Ohio Parole Board releases man who repeatedly raped toddler son

Was being tongue in cheek. But OK I'll get serious for a second.

For something incredibly vanilla, how about the temptation of piracy? The other day I wanted to watch a series I thought was interesting, but it was grossly overpriced. So I considered pirating it. But then normal inhibitions came in and went "nah not worth the trouble, I can tell Amazon to get bent by just not watching the movie at all and giving them $0. Also I can entertain myself for free by leaving excessively long reddit comments."

For people that do pirate or shoplift, recognizing the action as theft--even if they still do it--is a useful action that can help reason our way out of that behavior. For people that don't act on the urge, it's still useful to note. That recognition provides nuanced insight to understand why people do things instead of ham-handed condemnation.
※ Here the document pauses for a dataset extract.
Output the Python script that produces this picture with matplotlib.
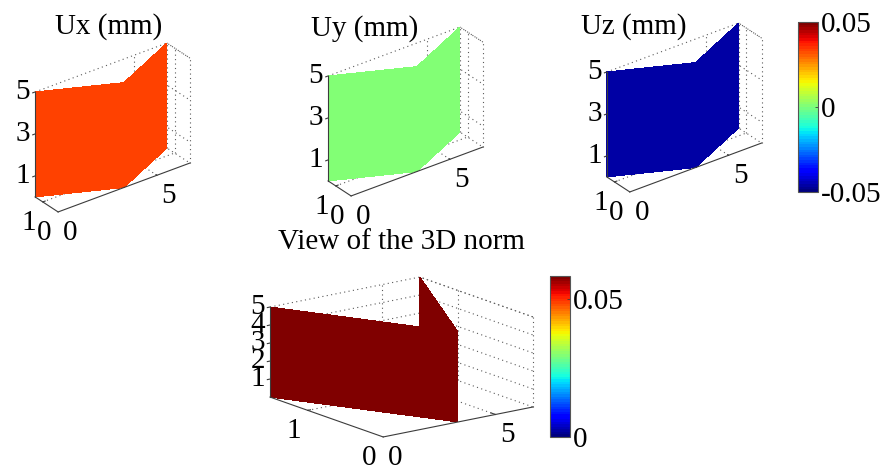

But instead of giving you the bleeding heart take, that type of insight helps us police each other more effectively.

The most dangerous thing to me is us claiming we are wholly righteous people or claiming that bad behavior is wholly foreign. It's not a guilt trip. I noticed if we get excessively self righteous and do something wrong, we do a lot of mental gymnastics to rationalize our actions as righteous. In the process we will entrench our beliefs in pathological behavior--forever doomed to be incapable of change. People don't like this, it tends to make us feel bad knowing part of us is...not very nice. We're not supposed to feel bad though, just note a natural instinct and appreciate that ours is quieter than the common criminal's.

As absurd as it sounds, I value us noting and examining our urges to do "bad" things rather than trying to ignore their existence or living in complete ignorance/denial of how the human mind works.